Table of Contents
In this article, we define the various methods of therapy which we have done a comparative study on.
2. Definition of Allopathy
Allopathy or Allopathic medicine is defined as the treatment of disease using conventional, evidence-based medical therapies, as opposed to the use of alternative medicine or non-conventional therapies. The term was coined in 1842 by C.F.S. Hahnemann to distinguish the usual practice of medicine from Homeopathy, the system of therapy that he founded.
3. Definition of Yunani (Unani) medicine
This is a term used to refer to Graeco-Arabic medicine based on the teachings of Hippocrates, Galen, and Avicenna. It is based on the four humours: Phlegm (Balgham), Blood (Dam), Yellow bile (Safra) and Black bile (Sauda). It is heavily influenced by Islam.

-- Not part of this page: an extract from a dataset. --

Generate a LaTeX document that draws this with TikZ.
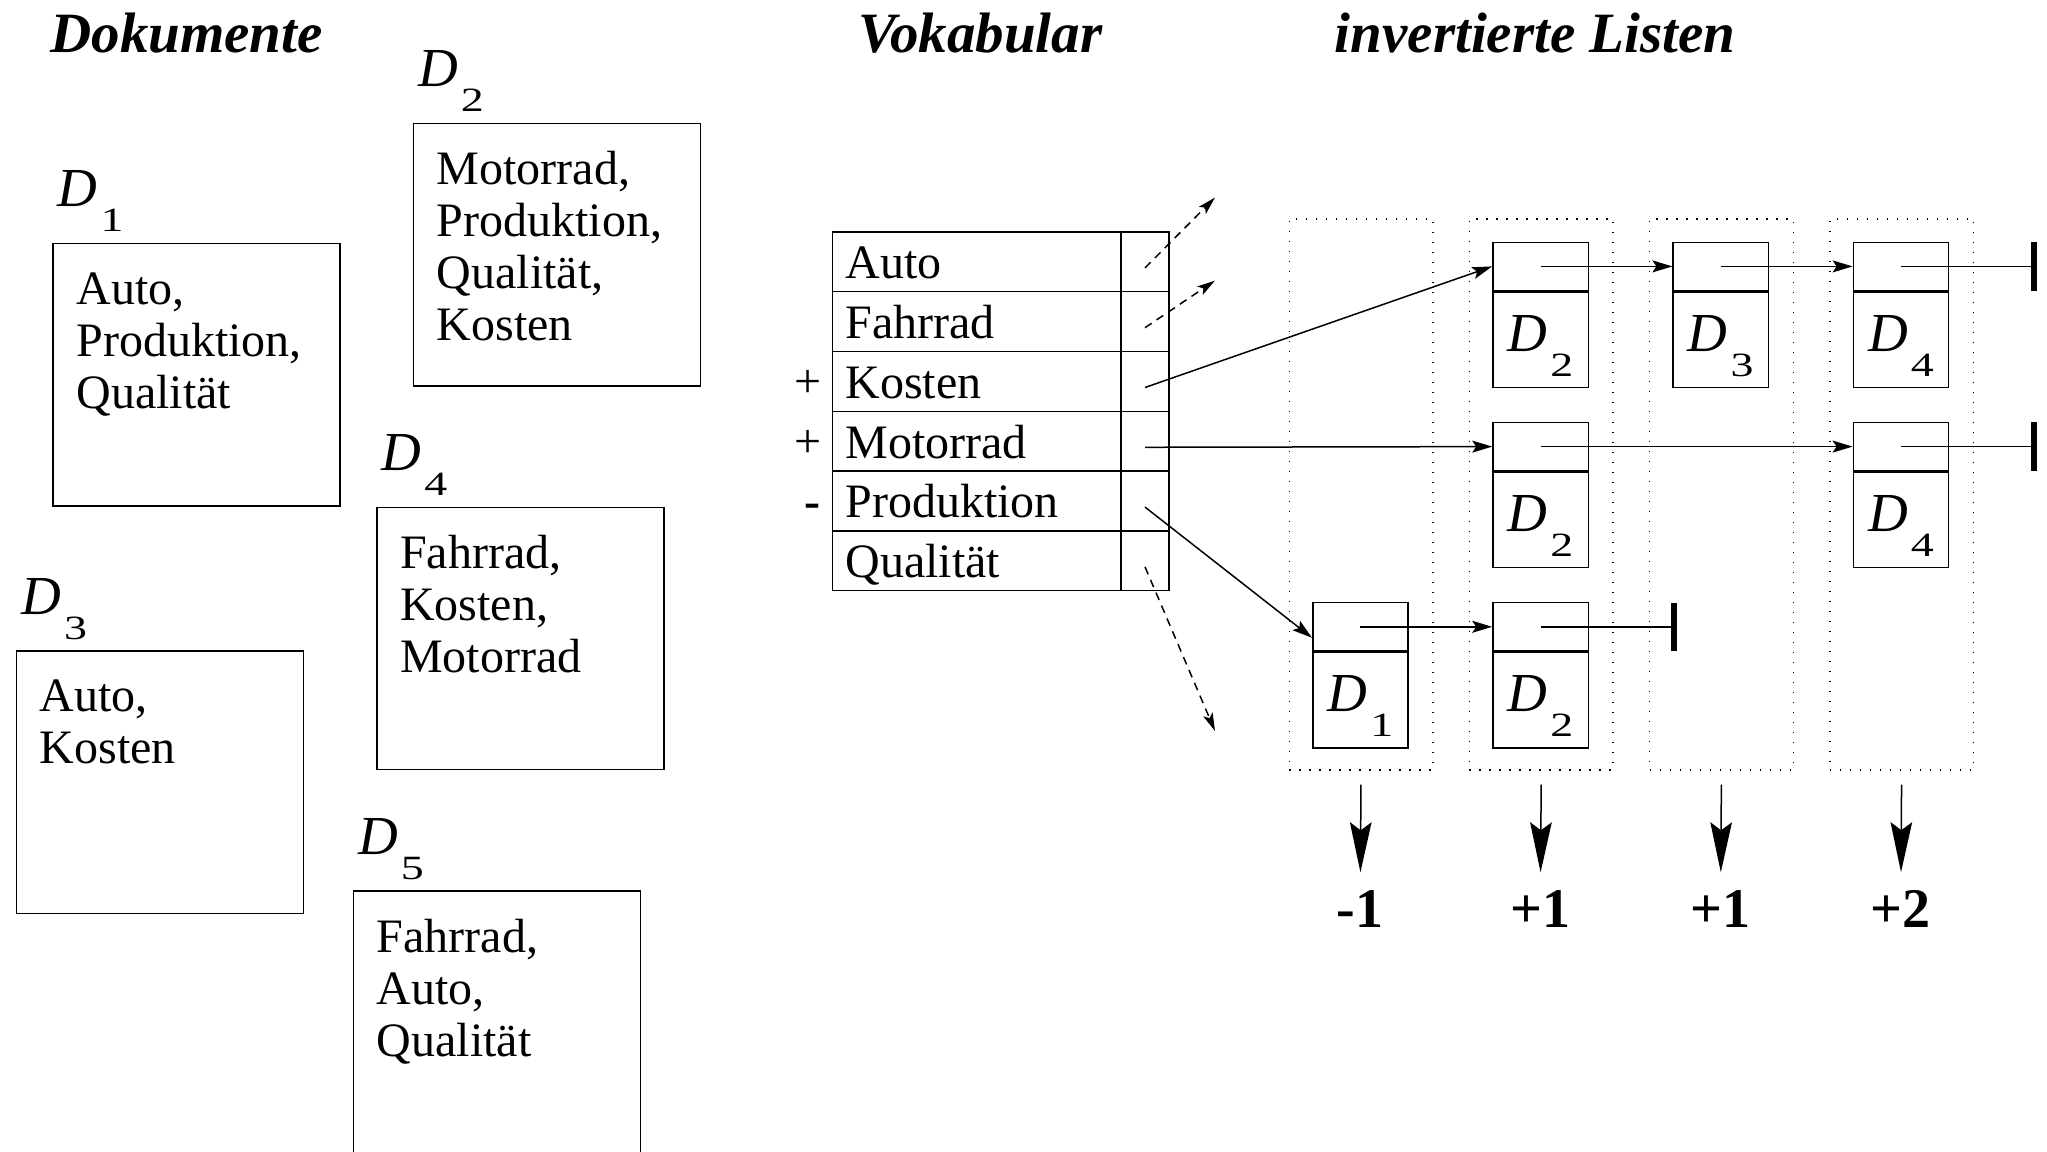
\documentclass[tikz,border=0pt]{standalone}
\usepackage{fontspec}
\setmainfont{Liberation Serif}
\usetikzlibrary{arrows.meta,calc}
\newcommand{\DocD}[1]{{\fontsize{27.5}{27.5}\selectfont\itshape D}\kern1.5pt\raisebox{-12.5pt}{\scalebox{1.35}[1]{\fontsize{17}{17}\selectfont #1}}}
\newcommand{\listcell}[4]{%
  \node[ctop] (#1t) at (#2,#3) {};
  \node[cbot] (#1b) at (#1t.south) {};
  \node[cellD] (#1l) at ($(#1b.north)+(0,60)$) {\DocD{#4}};
  \coordinate (#1p) at (#1t.center);
}
\begin{document}
\begin{tikzpicture}[x=0.5pt, y=-0.5pt, line width=0.75pt,
  heading/.style={font=\fontsize{28.5}{30}\selectfont\bfseries\itshape, anchor=base west, inner sep=0},
  docbox/.style={draw, minimum width=143.6pt, minimum height=131.2pt, anchor=north west, inner sep=0},
  doctext/.style={font=\fontsize{24}{26}\selectfont, align=left, anchor=north west, inner sep=0},
  dlabel/.style={anchor=base west, inner sep=0},
  cellD/.style={anchor=base, inner sep=0},
  word/.style={draw, anchor=north west, inner ysep=0, inner xsep=6.5pt, minimum height=29.9pt, text height=22pt, text depth=5pt, font=\fontsize{24}{26}\selectfont},
  ptr/.style={draw, anchor=north west, minimum width=24.15pt, minimum height=29.9pt, inner sep=0},
  ctop/.style={draw, anchor=north west, minimum width=47.65pt, minimum height=24.15pt, inner sep=0},
  cbot/.style={draw, anchor=north, minimum width=47.65pt, minimum height=47.65pt, inner sep=0},
  listcol/.style={draw, dash pattern=on 0.75pt off 4.25pt, anchor=north west, minimum width=71.8pt, minimum height=275.5pt, inner sep=0},
  sign/.style={font=\fontsize{24}{26}\selectfont, anchor=base, inner sep=0},
  result/.style={font=\fontsize{28}{30}\selectfont\bfseries, anchor=base, inner sep=0},
  ptrline/.style={-{Stealth[length=10pt,width=6pt,inset=2pt]}},
  stopbar/.style={line width=3pt},
  dasharrow/.style={dash pattern=on 4pt off 3pt, -{Stealth[length=9pt,width=5pt,inset=2pt]}},
  bigarrow/.style={-{Stealth[length=25pt,width=10.8pt,inset=4pt]}}
]
\useasboundingbox (0,0) rectangle (2047,1152);
\clip (0,0) rectangle (2047,1152);

% headings
\node[heading] (hdok) at (49.6,52) {Dokumente};
\node[heading] (hvok) at (857.7,52) {Vokabular};
\node[heading] (hinv) at (1334.2,52) {invertierte Listen};

% documents
\node[docbox] (d1) at (52.2,242.8) {};
\node[docbox] (d2) at (412.5,122.7) {};
\node[docbox] (d4) at (376,506.5) {};
\node[docbox] (d3) at (15.7,650.1) {};
\node[docbox] (d5) at (352.5,890.4) {};
\node[doctext] (t1) at ($(d1.north west)+(23.5,24.6)$) {\strut Auto,\\Produktion,\\Qualität};
\node[doctext] (t2) at ($(d2.north west)+(23.5,24.6)$) {\strut Motorrad,\\Produktion,\\Qualität,\\Kosten};
\node[doctext] (t4) at ($(d4.north west)+(23.5,24.6)$) {\strut Fahrrad,\\Kosten,\\Motorrad};
\node[doctext] (t3) at ($(d3.north west)+(23.5,24.6)$) {\strut Auto,\\Kosten};
\node[doctext] (t5) at ($(d5.north west)+(23.5,24.6)$) {\strut Fahrrad,\\Auto,\\Qualität};
\node[dlabel] (l1) at ($(d1.north west)+(5,-36)$) {\DocD{1}};
\node[dlabel] (l2) at ($(d2.north west)+(5,-36)$) {\DocD{2}};
\node[dlabel] (l3) at ($(d3.north west)+(5,-36)$) {\DocD{3}};
\node[dlabel] (l4) at ($(d4.north west)+(5,-36)$) {\DocD{4}};
\node[dlabel] (l5) at ($(d5.north west)+(5,-36)$) {\DocD{5}};

% vocabulary
\foreach \i/\w in {1/Auto,2/Fahrrad,3/Kosten,4/Motorrad,5/Produktion,6/Qualität}{
  \node[word] (w\i) at (831.6,{231.1+(\i-1)*59.8}) {\makebox[131.25pt][l]{\w}};
  \node[ptr] (p\i) at (1120.1,{231.1+(\i-1)*59.8}) {};
  \coordinate (ps\i) at ($(p\i.north)!0.6!(p\i.south)$);
}
\node[sign] (s3) at ($(w3.north west)+(-24,47)$) {+};
\node[sign] (s4) at ($(w4.north west)+(-24,47)$) {+};
\node[sign] (s5) at ($(w5.north west)+(-19,47)$) {\bfseries -};

% list columns
\node[listcol] (col1) at (1288.5,218) {};
\node[listcol] (col2) at (1468.7,218) {};
\node[listcol] (col3) at (1648.9,218) {};
\node[listcol] (col4) at (1829.1,218) {};

% list cells
\listcell{a2}{1492.2}{241.5}{2}
\listcell{a3}{1672.4}{241.5}{3}
\listcell{a4}{1852.6}{241.5}{4}
\listcell{b2}{1492.2}{421.7}{2}
\listcell{b4}{1852.6}{421.7}{4}
\listcell{c1}{1312.0}{601.9}{1}
\listcell{c2}{1492.2}{601.9}{2}

% list pointers
\draw[ptrline] (a2p) -- (a3t.west);
\draw[ptrline] (a3p) -- (a4t.west);
\coordinate (e1) at ($(a4t.east)+(85,0)$);
\draw (a4p) -- (e1);
\draw[stopbar] ($(e1)+(0,-24.15)$) -- ($(e1)+(0,24.15)$);
\draw[ptrline] (b2p) -- (b4t.west);
\coordinate (e2) at ($(b4t.east)+(85,0)$);
\draw (b4p) -- (e2);
\draw[stopbar] ($(e2)+(0,-24.15)$) -- ($(e2)+(0,24.15)$);
\draw[ptrline] (c1p) -- (c2t.west);
\coordinate (e3) at ($(c2t.east)+(85,0)$);
\draw (c2p) -- (e3);
\draw[stopbar] ($(e3)+(0,-24.15)$) -- ($(e3)+(0,24.15)$);

% vocabulary pointers
\draw[ptrline] (ps3) -- (a2t.west);
\draw[ptrline] (ps4) -- (b2t.west);
\coordinate (c1in) at ($(c1t.north west)!0.72!(c1t.south west)$);
\draw[ptrline] (ps5) -- (c1in);
\coordinate (q1) at (1215,197.6);
\coordinate (q2) at (1215,280.6);
\coordinate (q6) at (1215,731);
\draw[dasharrow] (ps1) -- (q1);
\draw[dasharrow] (ps2) -- (q2);
\draw[dasharrow] (ps6) -- (q6);

% results
\node[result] (r1) at (1360.3,927) {-1};
\node[result] (r2) at (1540.5,927) {+1};
\node[result] (r3) at (1720.7,927) {+1};
\node[result] (r4) at (1900.9,927) {+2};
\foreach \i in {1,...,4}{
  \draw[bigarrow, shorten <=7pt, shorten >=8.5pt] (col\i.south) -- (r\i.north);
}
\end{tikzpicture}
\end{document}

4. Definition of Acupressure
Acupressure is a technique in which physical pressure is applied to specific points by hand, elbow, or various devices to improve health and well-being. There are about 1,100 acupressure points in the body that relate to specific parts and organs of the body. Acupressure points used in treatment may or may not be in the same area of the body as the targeted symptom. By applying pressure on the specific acupressure points, the imbalance in the energy flow to that particular part or organ is modified. In this therapy, no medicine or surgery is involved.
5. Definition of Mudra
In this therapy, various postures of fingers are used by themselves or directed at a body part or specific Kunḍalinī chakra. The specific posture of the fingers causes channelising of energy into and outside the body. The type of energy channelised depends on the spiritual level of the person. In a person of lower spiritual level, mostly gross physical energy is channelised. In a person with higher spiritual level, it is the subtle energies, like the Kundalini energy, that is channelised. In this therapy no medicine is used.
Source: Spiritual Science Research Foundation
6. Definition of Homeopathy
A system of therapy based on the concept that disease can be treated with the same drugs (in minute doses) that are capable of producing the same symptoms in healthy people as the disease itself.
7. Definition of Āyurvēda
This comprehensive system of medicine, with ancient medical textbooks dating 5,000 and 6,000 years ago, places equal emphasis on body, mind, and spirit. The goal is to restore the natural harmony of the individual. An Ayurvedic doctor identifies an individual’s constitution or overall health profile and any imbalances, by ascertaining the patient’s metabolic (dosha) body type [vata (wind), pitta (bile), or kapha (phlegm)], through a series of personal history questions, examining the pulse, tongue, nails and other tools. The patient’s imbalances, in context of constitution, then become the foundation of a specific treatment plan designed to guide the individual back into harmony with his or her environment. This plan may include dietary changes, exercise, yoga, meditation, massage, herbal tonics and other remedies.